Choose an exercise that you like so you’ll happily add it to your diary so you can do everything possible to avoid some of the above mentioned illnesses.
Pillar 3 – Work/Life Balance
Whilst occasional stress is normal for every job, burnouts are certainly not. According to The Help Guide, burnouts occur “when you feel overwhelmed and unable to meet constant demands”. The negative effects of a burnout impact every area of your life, including your personal and social life. Work life balance is important as it allows you to separate work and home, meaning that the stress of work should stay at work, and not follow you outside of office hours. Allowing work stress to infiltrate your home life is one of the primary indicators that you are not achieving a work life balance.
Pillar 4 – Mindfulness
Mental health problems at work are common. At least one in six workers is experiencing common mental health problems, including anxiety and depression according to the charity MIND.
You might not be talking about it, because mental health is still a taboo subject. And many people feel scared and confused about confronting the issue at work.
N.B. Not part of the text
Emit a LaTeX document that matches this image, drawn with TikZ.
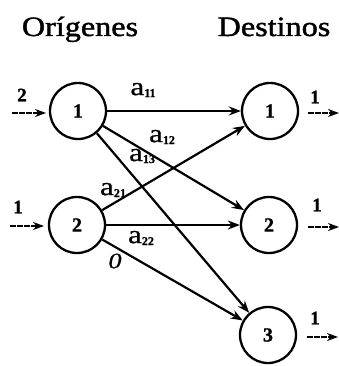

But there are small, simple steps you can take to look after yourself and make your workplace mentally healthier.
There are many statistics that support the implementation of a corporate wellbeing program within any company whether it being a start-up with 1-5 employees to a global brand with thousands of employees some facts are staged above in each pillar which under writes one main fact that we as Britons spend a total of 12 years at work during our lifetimes, and 15 months of that will be over and above regular contracted hours.
But for the equivalent of four years, we will be talking on the phone at the office, say researchers at London Metropolitan University.
So with that in my mind, why not enjoy every minute of your career and take care of yourself during this time so we can also enjoy our lives which we cherish with our families and friends.